The cost of the Can Am option was $1,214 over the price of a LeMans which put the total sticker price well over $5,000. That may have seemed like a lot back in 1977 to some LeMans buyers, however it was a bargain when compared to a W72 400 powered 1977 Trans Am. The Can Am provided a lot of bang for the buck.
The tragedy is that one broken mold made what would have been a successful project a failed venture. It is unknown whether Motortown was short on funds or just lacking in sense in not having a backup mold when production of the Can Am started.
Another tragedy is that if the Can Am had a successful run of 5,000 units in 1977 as was expected, there may have been a return of a W72 powered Can Am for 1978 in the new downsized (which was 600 lbs lighter than the 1977 Can Am) 1978 LeMans platform (which would have easily sailed into 14-second quarter mile range. However it was never meant to be.
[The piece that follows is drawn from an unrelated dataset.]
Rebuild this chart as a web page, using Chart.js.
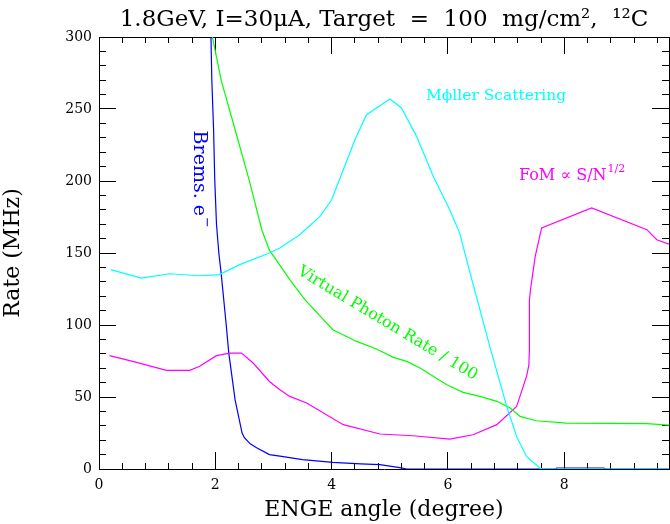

The positive is that enough Can Ams were produced to make it into the hands of over a thousand lucky owners. These owners knew that 1977 was the return of the GTO. It proved that Pontiac could still provide the performance and the entire muscle car package that went with it. Unfortunately this was the last hurrah. Pontiac a few years later would be forced to use Chevrolet small-block V8s in its sporty rear-wheel drive cars. The styling may have been there for these post-1981 Pontiacs but some of that old Pontiac flair was gone. A high-performance 2004-2006 GTO would return but it was merely a fast car with no real connection to the original GTO. Indeed, the 1977 Can Am was the last GTO.